How can soft links to directories work then?

A path that may contain softlinks and even soft linked directory loops is often used just to identify and open a file. It can be used as a normal, linear path.

But there are other situations, when paths are used to compare files. In this case, symbolic links in the path can be resolved first, converting it to a minimal, and commonly agreed upon representation creating a canonical path:

This is possible, because the soft links can all be expanded to paths without the link. After doing that with all soft links in a path, the remaining path is part of a tree, where a path is always unambiguous.

The command readlink can resolve a path to its canonical path:

$ readlink -f /some/symlinked/path

Soft links are different from what the filesystem uses

A soft link cannot cause all the trouble because it is different from the links inside the filesystem. It can be distinguished from hard links, and resolved to a path without symlinks if needed.
In some sense, adding symlinks does not alter the basic file system structure - it keeps it, but adds more structure like an application layer.


From man readlink:

 NAME
        readlink - print resolved symbolic links or canonical
        file names

 SYNOPSIS
        readlink [OPTION]... FILE...

 DESCRIPTION
        Print value of a symbolic link or canonical file name

        -f, --canonicalize
               canonicalize by  following  every  symlink  in
               every component of the given name recursively;
               all but the last component must exist
        [  ...  ]

"You generally should not use hard links anyway" is over-broad.
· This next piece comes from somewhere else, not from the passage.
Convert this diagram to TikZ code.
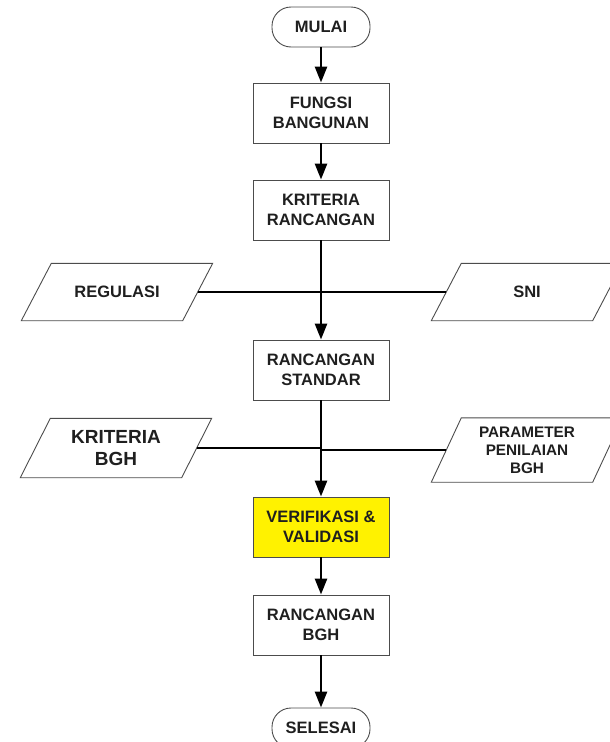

You need to understand the difference between hard links and symlinks, and use each as appropriate. Each comes with its own set of advantages and disadvantages:

Symlinks can:

  • Point to directories
  • Point to non-existent objects
  • Point to files and directories outside the same filesystem

Hard links can:

  • Keep the file that they reference from being deleted

Hard links are especially useful in performing "copy on write" applications. They allow you to keep a backup copy of a directory structure, while only using space for the files that change between two versions. Note that the implementation must first break the link (or modifications will apply to the original file, too!).

The command cp -al is especially useful in this regard. It makes a complete copy of a directory structure, where all the files are represented by hard links to the original files. You can then proceed to update files in the structure (after creating actual copies of only these files), and only the files that you update will take up additional space. This is especially useful when maintaining multigenerational backups.